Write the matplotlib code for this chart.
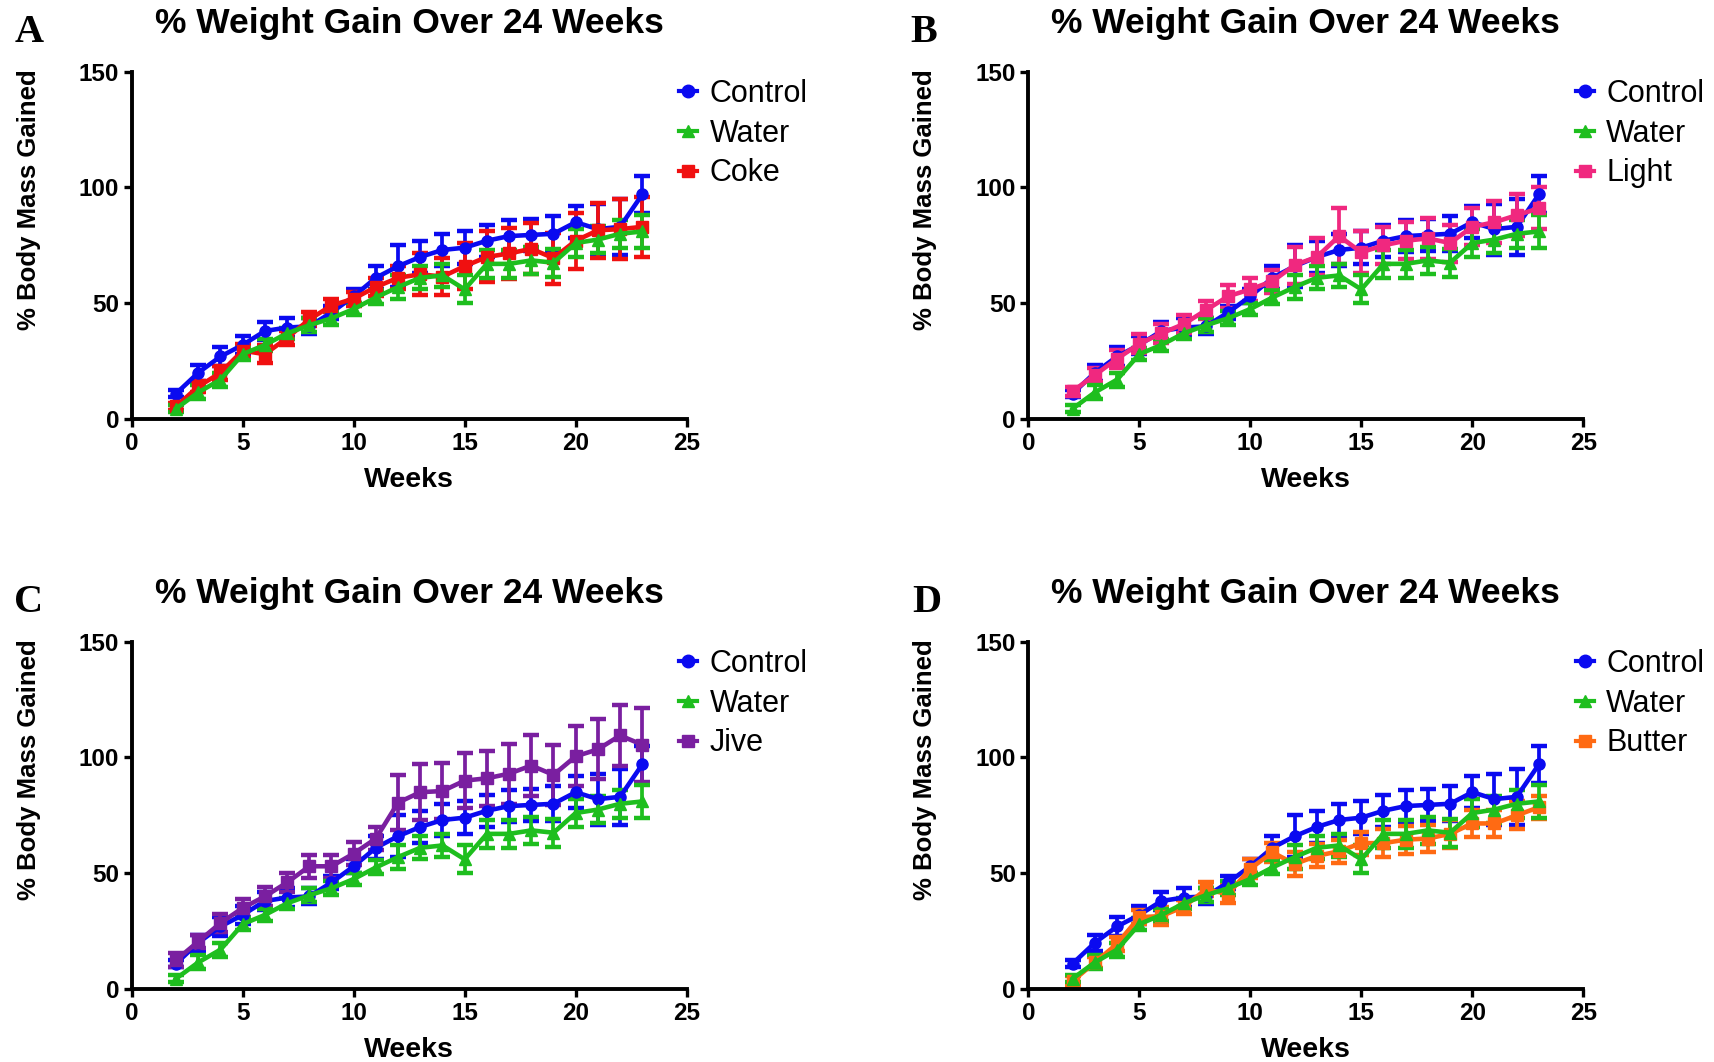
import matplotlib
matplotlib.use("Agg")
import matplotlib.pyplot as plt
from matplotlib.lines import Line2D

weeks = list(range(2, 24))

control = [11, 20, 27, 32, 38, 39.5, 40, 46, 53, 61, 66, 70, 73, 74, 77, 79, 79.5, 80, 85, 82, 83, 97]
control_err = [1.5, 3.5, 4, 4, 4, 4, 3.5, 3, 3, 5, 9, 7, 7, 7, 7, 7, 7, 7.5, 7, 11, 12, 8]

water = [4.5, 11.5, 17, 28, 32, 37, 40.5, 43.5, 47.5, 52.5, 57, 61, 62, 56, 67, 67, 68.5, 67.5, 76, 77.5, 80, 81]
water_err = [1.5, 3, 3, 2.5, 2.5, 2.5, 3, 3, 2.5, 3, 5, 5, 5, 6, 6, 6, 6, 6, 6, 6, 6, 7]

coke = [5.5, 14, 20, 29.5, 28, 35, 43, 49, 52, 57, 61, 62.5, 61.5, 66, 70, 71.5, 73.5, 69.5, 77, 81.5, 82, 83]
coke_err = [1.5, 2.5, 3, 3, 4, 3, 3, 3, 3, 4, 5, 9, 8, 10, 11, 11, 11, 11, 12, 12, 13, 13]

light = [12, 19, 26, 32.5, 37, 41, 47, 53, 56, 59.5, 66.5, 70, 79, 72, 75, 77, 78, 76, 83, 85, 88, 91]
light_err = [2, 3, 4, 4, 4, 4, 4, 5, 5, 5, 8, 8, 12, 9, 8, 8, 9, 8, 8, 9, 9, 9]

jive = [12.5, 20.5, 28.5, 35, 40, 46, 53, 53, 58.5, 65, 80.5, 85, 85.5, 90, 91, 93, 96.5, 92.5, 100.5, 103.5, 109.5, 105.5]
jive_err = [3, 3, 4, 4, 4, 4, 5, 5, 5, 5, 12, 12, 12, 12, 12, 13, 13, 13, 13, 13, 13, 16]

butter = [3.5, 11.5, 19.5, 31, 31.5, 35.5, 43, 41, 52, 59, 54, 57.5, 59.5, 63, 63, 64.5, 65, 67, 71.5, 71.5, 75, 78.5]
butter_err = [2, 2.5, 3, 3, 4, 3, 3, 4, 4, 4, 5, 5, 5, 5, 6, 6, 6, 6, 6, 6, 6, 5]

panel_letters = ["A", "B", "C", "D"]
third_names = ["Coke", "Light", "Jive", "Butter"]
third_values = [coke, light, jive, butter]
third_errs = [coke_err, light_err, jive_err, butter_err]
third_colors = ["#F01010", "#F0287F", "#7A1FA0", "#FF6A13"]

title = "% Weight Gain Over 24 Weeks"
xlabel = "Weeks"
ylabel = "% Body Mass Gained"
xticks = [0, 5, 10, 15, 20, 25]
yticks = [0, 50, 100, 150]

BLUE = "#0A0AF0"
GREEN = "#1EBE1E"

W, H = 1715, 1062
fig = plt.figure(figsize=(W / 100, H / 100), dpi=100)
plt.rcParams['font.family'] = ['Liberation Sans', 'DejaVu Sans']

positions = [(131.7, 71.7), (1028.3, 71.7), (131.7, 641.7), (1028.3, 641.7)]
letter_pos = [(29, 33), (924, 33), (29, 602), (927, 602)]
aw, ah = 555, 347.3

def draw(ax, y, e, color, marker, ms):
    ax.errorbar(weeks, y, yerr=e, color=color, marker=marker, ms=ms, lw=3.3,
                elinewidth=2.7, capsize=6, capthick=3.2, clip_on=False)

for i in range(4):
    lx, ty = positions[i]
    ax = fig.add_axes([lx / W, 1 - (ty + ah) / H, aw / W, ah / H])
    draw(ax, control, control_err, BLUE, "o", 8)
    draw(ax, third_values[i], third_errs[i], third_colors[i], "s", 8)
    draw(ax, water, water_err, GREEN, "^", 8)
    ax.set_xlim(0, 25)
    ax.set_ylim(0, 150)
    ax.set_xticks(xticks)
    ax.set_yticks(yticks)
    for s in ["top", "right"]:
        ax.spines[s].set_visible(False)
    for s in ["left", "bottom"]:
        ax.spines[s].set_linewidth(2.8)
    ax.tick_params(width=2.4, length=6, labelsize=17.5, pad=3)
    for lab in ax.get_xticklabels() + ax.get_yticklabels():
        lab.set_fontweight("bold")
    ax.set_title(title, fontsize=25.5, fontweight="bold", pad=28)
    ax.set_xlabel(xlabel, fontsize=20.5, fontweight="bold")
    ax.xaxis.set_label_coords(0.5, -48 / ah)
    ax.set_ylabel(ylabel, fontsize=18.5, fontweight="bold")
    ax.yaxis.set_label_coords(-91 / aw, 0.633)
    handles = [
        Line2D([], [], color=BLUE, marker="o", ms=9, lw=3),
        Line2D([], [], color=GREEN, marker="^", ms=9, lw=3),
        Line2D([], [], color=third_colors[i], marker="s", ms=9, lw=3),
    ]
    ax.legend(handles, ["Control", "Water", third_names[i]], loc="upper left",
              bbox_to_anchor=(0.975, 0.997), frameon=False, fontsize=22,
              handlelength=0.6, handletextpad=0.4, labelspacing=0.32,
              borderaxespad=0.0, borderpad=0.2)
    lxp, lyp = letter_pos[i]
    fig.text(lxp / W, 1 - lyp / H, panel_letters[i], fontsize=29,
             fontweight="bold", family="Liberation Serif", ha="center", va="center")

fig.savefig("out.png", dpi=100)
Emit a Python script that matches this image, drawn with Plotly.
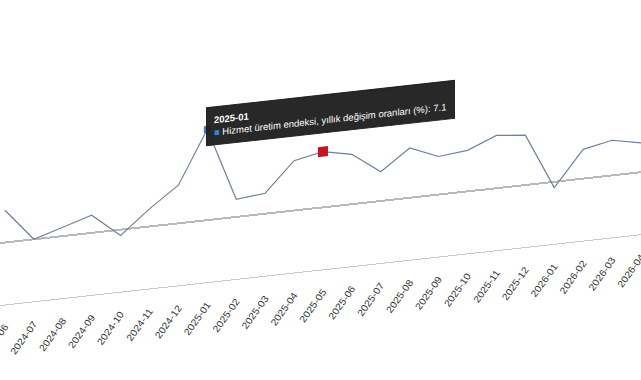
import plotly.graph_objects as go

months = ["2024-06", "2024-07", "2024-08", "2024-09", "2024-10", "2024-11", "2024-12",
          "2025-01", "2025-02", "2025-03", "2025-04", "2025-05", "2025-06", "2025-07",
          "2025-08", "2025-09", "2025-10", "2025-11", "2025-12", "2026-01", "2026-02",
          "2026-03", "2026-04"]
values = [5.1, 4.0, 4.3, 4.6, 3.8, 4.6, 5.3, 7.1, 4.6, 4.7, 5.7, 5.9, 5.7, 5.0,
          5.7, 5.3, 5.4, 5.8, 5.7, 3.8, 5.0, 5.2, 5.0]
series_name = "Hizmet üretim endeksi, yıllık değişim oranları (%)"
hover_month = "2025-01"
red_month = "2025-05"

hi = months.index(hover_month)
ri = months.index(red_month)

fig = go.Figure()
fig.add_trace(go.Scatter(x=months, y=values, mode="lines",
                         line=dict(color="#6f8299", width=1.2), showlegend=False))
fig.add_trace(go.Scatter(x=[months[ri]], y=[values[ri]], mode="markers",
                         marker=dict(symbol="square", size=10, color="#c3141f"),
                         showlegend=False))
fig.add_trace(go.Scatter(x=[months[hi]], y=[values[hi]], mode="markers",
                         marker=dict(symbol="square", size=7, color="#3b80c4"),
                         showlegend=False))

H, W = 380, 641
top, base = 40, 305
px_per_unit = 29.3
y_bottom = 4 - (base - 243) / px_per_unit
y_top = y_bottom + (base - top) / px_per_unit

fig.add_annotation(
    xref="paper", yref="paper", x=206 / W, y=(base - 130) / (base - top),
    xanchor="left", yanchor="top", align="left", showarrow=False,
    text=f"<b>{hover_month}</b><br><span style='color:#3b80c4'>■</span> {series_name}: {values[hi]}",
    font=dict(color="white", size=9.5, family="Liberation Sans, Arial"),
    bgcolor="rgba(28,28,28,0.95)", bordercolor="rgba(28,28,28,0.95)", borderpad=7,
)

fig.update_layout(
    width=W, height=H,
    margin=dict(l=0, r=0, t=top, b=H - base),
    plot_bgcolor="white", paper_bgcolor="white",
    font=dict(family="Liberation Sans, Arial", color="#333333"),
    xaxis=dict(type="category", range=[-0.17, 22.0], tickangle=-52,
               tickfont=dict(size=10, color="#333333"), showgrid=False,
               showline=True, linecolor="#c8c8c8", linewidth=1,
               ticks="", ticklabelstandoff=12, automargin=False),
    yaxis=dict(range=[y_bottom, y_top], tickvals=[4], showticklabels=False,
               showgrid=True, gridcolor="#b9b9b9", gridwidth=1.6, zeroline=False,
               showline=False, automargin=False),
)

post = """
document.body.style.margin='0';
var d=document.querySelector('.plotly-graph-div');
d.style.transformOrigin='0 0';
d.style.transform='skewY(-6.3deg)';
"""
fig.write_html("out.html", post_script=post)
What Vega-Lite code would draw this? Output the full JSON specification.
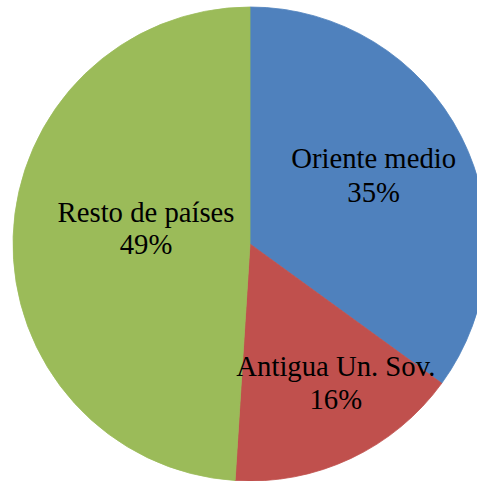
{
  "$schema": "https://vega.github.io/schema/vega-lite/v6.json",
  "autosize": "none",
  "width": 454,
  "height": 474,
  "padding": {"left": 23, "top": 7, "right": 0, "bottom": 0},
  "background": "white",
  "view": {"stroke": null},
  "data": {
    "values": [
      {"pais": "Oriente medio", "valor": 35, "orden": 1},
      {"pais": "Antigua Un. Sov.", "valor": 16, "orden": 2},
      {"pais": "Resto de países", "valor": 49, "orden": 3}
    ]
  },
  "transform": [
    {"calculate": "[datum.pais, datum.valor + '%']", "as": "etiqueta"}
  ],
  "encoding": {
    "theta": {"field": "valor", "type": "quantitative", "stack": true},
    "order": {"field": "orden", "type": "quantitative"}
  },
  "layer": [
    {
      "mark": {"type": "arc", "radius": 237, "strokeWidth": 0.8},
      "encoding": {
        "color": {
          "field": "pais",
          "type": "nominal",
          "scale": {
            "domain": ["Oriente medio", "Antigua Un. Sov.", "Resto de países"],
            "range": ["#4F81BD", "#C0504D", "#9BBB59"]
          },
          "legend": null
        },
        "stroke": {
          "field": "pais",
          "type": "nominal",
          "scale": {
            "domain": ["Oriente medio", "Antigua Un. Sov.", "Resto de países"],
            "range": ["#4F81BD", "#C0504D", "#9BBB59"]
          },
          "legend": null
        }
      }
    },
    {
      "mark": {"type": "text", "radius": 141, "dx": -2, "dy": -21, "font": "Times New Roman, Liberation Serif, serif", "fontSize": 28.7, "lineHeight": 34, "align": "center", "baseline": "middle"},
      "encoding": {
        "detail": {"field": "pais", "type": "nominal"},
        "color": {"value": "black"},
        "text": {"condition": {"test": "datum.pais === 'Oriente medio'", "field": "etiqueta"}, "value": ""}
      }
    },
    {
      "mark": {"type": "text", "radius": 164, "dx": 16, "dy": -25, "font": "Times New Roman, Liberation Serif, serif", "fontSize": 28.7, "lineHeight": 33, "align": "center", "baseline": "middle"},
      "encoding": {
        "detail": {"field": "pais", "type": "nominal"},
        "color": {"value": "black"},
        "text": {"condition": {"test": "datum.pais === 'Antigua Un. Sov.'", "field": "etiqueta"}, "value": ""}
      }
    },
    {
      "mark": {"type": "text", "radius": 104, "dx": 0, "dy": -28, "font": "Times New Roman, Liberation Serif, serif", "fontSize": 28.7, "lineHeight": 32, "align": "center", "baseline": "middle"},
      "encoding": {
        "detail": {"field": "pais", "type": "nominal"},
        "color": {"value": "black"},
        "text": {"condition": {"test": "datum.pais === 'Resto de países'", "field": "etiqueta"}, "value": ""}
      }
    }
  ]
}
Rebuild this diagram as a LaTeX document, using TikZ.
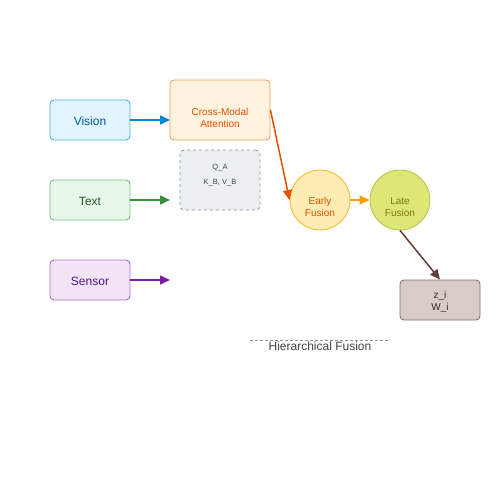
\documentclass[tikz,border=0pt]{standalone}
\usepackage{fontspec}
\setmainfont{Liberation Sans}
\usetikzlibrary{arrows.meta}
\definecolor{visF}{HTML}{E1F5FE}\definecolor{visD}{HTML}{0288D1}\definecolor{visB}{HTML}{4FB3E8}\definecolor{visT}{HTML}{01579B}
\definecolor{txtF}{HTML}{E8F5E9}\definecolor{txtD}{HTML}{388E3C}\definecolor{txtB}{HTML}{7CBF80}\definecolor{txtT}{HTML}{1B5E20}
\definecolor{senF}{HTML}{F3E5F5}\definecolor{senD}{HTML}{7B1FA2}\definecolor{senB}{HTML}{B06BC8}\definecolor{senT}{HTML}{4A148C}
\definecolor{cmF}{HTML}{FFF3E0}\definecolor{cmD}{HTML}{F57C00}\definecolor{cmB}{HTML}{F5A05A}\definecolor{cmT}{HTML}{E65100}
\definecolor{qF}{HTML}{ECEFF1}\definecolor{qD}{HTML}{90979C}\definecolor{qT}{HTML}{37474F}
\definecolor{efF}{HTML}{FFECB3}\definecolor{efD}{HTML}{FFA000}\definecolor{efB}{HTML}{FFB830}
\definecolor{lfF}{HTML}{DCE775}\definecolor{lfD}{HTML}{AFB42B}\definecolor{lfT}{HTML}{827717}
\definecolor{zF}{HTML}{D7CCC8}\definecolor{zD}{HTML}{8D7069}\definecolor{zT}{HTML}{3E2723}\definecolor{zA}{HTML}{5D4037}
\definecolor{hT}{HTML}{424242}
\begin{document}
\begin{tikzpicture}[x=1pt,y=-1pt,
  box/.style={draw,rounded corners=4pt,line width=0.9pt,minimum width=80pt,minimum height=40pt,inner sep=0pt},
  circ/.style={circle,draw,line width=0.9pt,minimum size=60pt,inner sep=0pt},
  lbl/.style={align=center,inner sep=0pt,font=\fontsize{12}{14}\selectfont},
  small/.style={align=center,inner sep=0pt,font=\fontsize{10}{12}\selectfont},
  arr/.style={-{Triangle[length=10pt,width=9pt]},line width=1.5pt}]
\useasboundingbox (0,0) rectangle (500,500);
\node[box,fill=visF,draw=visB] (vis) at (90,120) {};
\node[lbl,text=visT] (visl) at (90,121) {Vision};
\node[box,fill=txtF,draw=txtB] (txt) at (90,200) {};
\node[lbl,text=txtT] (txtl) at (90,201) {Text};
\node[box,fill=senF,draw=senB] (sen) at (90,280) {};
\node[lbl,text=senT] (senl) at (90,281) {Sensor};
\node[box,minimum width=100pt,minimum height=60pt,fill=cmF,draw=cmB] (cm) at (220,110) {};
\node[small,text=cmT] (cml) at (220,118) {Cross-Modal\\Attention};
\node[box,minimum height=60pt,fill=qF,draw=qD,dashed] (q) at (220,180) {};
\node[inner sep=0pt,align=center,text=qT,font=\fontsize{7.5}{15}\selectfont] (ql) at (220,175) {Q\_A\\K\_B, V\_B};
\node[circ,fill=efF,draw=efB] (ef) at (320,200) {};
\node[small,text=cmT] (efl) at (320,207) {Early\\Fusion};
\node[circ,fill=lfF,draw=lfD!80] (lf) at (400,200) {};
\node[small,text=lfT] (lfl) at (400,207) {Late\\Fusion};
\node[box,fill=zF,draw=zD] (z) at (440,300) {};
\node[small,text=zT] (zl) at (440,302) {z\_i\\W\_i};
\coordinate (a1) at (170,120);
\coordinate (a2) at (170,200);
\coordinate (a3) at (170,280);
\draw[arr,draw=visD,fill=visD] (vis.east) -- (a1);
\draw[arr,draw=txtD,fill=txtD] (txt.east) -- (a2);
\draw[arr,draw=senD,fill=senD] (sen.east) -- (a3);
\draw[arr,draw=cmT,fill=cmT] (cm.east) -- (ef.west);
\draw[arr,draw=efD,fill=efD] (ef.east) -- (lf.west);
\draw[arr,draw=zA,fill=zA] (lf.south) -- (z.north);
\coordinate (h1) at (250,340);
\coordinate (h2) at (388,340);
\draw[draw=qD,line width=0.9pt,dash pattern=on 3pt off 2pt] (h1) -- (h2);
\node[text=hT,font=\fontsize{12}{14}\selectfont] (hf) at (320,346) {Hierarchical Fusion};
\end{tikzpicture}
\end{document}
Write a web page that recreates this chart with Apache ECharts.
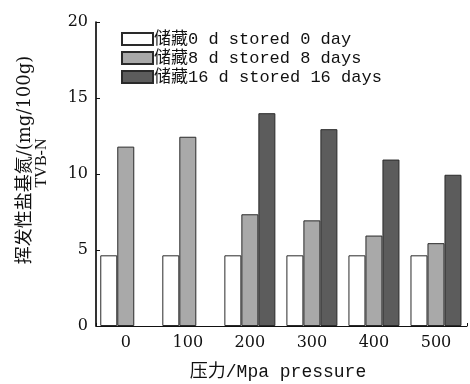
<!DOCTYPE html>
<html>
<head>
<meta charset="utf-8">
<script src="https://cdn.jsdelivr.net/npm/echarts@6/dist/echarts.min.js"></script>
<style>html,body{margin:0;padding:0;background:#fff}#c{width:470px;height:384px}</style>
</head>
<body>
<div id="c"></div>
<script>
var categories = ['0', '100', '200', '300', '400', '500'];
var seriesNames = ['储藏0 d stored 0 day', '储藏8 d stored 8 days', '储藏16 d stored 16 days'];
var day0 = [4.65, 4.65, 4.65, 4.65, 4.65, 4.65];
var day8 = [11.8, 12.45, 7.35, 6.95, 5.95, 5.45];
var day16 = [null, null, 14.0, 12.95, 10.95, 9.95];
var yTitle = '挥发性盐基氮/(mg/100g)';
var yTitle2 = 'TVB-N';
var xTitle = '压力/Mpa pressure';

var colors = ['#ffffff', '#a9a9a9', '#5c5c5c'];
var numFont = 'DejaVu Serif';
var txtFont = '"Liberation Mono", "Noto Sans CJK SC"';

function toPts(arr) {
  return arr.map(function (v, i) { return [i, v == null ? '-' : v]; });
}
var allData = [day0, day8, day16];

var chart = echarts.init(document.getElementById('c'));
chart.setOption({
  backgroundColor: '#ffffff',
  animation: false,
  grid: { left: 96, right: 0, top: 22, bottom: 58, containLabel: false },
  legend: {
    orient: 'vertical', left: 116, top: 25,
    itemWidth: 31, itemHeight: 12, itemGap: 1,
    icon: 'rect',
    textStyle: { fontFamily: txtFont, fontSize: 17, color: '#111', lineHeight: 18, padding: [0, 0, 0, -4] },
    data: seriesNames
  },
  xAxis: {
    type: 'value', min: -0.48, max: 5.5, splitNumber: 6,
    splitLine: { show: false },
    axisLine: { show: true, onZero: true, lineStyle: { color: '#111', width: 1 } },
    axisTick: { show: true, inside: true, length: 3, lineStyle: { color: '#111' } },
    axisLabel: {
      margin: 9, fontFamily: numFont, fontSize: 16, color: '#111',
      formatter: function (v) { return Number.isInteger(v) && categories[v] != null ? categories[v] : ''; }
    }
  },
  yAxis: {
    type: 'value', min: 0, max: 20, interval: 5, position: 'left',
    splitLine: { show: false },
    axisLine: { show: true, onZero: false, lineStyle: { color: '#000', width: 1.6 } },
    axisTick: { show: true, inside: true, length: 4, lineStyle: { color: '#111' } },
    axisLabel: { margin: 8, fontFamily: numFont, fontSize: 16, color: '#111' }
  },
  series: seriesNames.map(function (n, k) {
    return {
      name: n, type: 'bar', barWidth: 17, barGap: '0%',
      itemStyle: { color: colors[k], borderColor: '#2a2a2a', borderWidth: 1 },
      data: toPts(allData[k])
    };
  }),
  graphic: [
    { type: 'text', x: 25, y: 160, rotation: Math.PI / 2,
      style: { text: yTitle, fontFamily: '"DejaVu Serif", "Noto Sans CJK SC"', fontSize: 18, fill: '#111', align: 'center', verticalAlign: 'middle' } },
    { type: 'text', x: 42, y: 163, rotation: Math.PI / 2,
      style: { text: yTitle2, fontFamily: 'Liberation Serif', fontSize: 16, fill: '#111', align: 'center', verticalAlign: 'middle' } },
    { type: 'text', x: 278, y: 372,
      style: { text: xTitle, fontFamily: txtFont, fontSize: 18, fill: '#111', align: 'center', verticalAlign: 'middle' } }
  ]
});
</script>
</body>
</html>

-=-=-

■ WHAT THIS TASK INVOLVES:
Exactly as written, please give again the lines from the beginning of the listing through the line containing "aw, ah = 555, 347.3", inclusive, without any pictures.

■ SOLUTION TO THE PROBLEM:
Write the matplotlib code for this chart.
import matplotlib
matplotlib.use("Agg")
import matplotlib.pyplot as plt
from matplotlib.lines import Line2D

weeks = list(range(2, 24))

control = [11, 20, 27, 32, 38, 39.5, 40, 46, 53, 61, 66, 70, 73, 74, 77, 79, 79.5, 80, 85, 82, 83, 97]
control_err = [1.5, 3.5, 4, 4, 4, 4, 3.5, 3, 3, 5, 9, 7, 7, 7, 7, 7, 7, 7.5, 7, 11, 12, 8]

water = [4.5, 11.5, 17, 28, 32, 37, 40.5, 43.5, 47.5, 52.5, 57, 61, 62, 56, 67, 67, 68.5, 67.5, 76, 77.5, 80, 81]
water_err = [1.5, 3, 3, 2.5, 2.5, 2.5, 3, 3, 2.5, 3, 5, 5, 5, 6, 6, 6, 6, 6, 6, 6, 6, 7]

coke = [5.5, 14, 20, 29.5, 28, 35, 43, 49, 52, 57, 61, 62.5, 61.5, 66, 70, 71.5, 73.5, 69.5, 77, 81.5, 82, 83]
coke_err = [1.5, 2.5, 3, 3, 4, 3, 3, 3, 3, 4, 5, 9, 8, 10, 11, 11, 11, 11, 12, 12, 13, 13]

light = [12, 19, 26, 32.5, 37, 41, 47, 53, 56, 59.5, 66.5, 70, 79, 72, 75, 77, 78, 76, 83, 85, 88, 91]
light_err = [2, 3, 4, 4, 4, 4, 4, 5, 5, 5, 8, 8, 12, 9, 8, 8, 9, 8, 8, 9, 9, 9]

jive = [12.5, 20.5, 28.5, 35, 40, 46, 53, 53, 58.5, 65, 80.5, 85, 85.5, 90, 91, 93, 96.5, 92.5, 100.5, 103.5, 109.5, 105.5]
jive_err = [3, 3, 4, 4, 4, 4, 5, 5, 5, 5, 12, 12, 12, 12, 12, 13, 13, 13, 13, 13, 13, 16]

butter = [3.5, 11.5, 19.5, 31, 31.5, 35.5, 43, 41, 52, 59, 54, 57.5, 59.5, 63, 63, 64.5, 65, 67, 71.5, 71.5, 75, 78.5]
butter_err = [2, 2.5, 3, 3, 4, 3, 3, 4, 4, 4, 5, 5, 5, 5, 6, 6, 6, 6, 6, 6, 6, 5]

panel_letters = ["A", "B", "C", "D"]
third_names = ["Coke", "Light", "Jive", "Butter"]
third_values = [coke, light, jive, butter]
third_errs = [coke_err, light_err, jive_err, butter_err]
third_colors = ["#F01010", "#F0287F", "#7A1FA0", "#FF6A13"]

title = "% Weight Gain Over 24 Weeks"
xlabel = "Weeks"
ylabel = "% Body Mass Gained"
xticks = [0, 5, 10, 15, 20, 25]
yticks = [0, 50, 100, 150]

BLUE = "#0A0AF0"
GREEN = "#1EBE1E"

W, H = 1715, 1062
fig = plt.figure(figsize=(W / 100, H / 100), dpi=100)
plt.rcParams['font.family'] = ['Liberation Sans', 'DejaVu Sans']

positions = [(131.7, 71.7), (1028.3, 71.7), (131.7, 641.7), (1028.3, 641.7)]
letter_pos = [(29, 33), (924, 33), (29, 602), (927, 602)]
aw, ah = 555, 347.3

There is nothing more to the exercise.